Por el contrario, se podría argumentar que los tipos de interés deben permanecer bajos porque los Estados, que están limitados por el presupuesto, no se pueden permitir tal aumento. Por lo demás, es esta perspectiva la que ha llevado al Banco Central Europeo a crear dinero tomando en garantía las obligaciones del Estado, es decir, monetizándolas. Sin embargo, las leyes del mercado tienen su propia dinámica: los programas de monetización tendrán un plazo y el riesgo no se puede ocultar indefinidamente por medio de inyecciones monetarias. El único recurso que tendrán los Estados para asegurarse una financiación a un tipo de interés bajo implica obligar, a través de diversas medidas reguladoras ya aplicadas, a los bancos y las compañías de seguros a suscribir sus obligaciones. Por lo tanto las deudas del Estado se consideran ejemplos de riesgo y no requieren ninguna garantía de capital propio para las entidades financieras, a diferencia de cualquier otra contrapartida privada. Pero en este aspecto también hay una restricción: sin asumir riesgos, las entidades financieras no pueden ofrecer un rendimiento satisfactorio a sus depositantes, titulares de seguros de vida y accionistas, salvo considerar una nacionalización sutil de todos los circuitos financieros.

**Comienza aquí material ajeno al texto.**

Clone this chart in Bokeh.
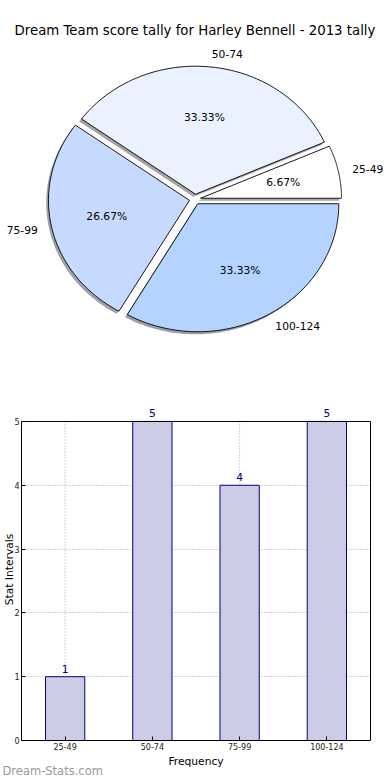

Dicho esto, ¿hay que temer este aumento de los tipos de interés? La respuesta debe ser matizada. Un aumento brusco de los tipos es poco probable, ya que se vería contrarrestado por los bancos centrales. Por otra parte, este aumento podría tener un efecto devastador en los mercados de activos. Sobre la base de los datos promedio, el valor de los mercados de acciones y obligaciones podría caer en torno al 10% si se produjera un improbable aumento brusco de los tipos de interés a largo plazo del uno por ciento. Por el contrario, un aumento gradual de los tipos de interés sería el anuncio de una normalización monetaria y, por tanto, una señal positiva de que se está saliendo de una situación extremadamente singular. En este último supuesto, los tipos aumentarían progresivamente por un efecto alcista sobre los tipos a corto plazo, que se propagarían gradualmente a los tipos de interés a largo plazo. Si este aumento de los tipos de interés correspondiera a una presión inflacionista, el impacto negativo sería mitigado.
En definitiva, independientemente del enfoque, el rigor intelectual provoca una necesidad de contemplar un posible aumento de los tipos de interés a largo plazo. Por tanto, no parece razonable considerar que la situación actual pueda continuar así.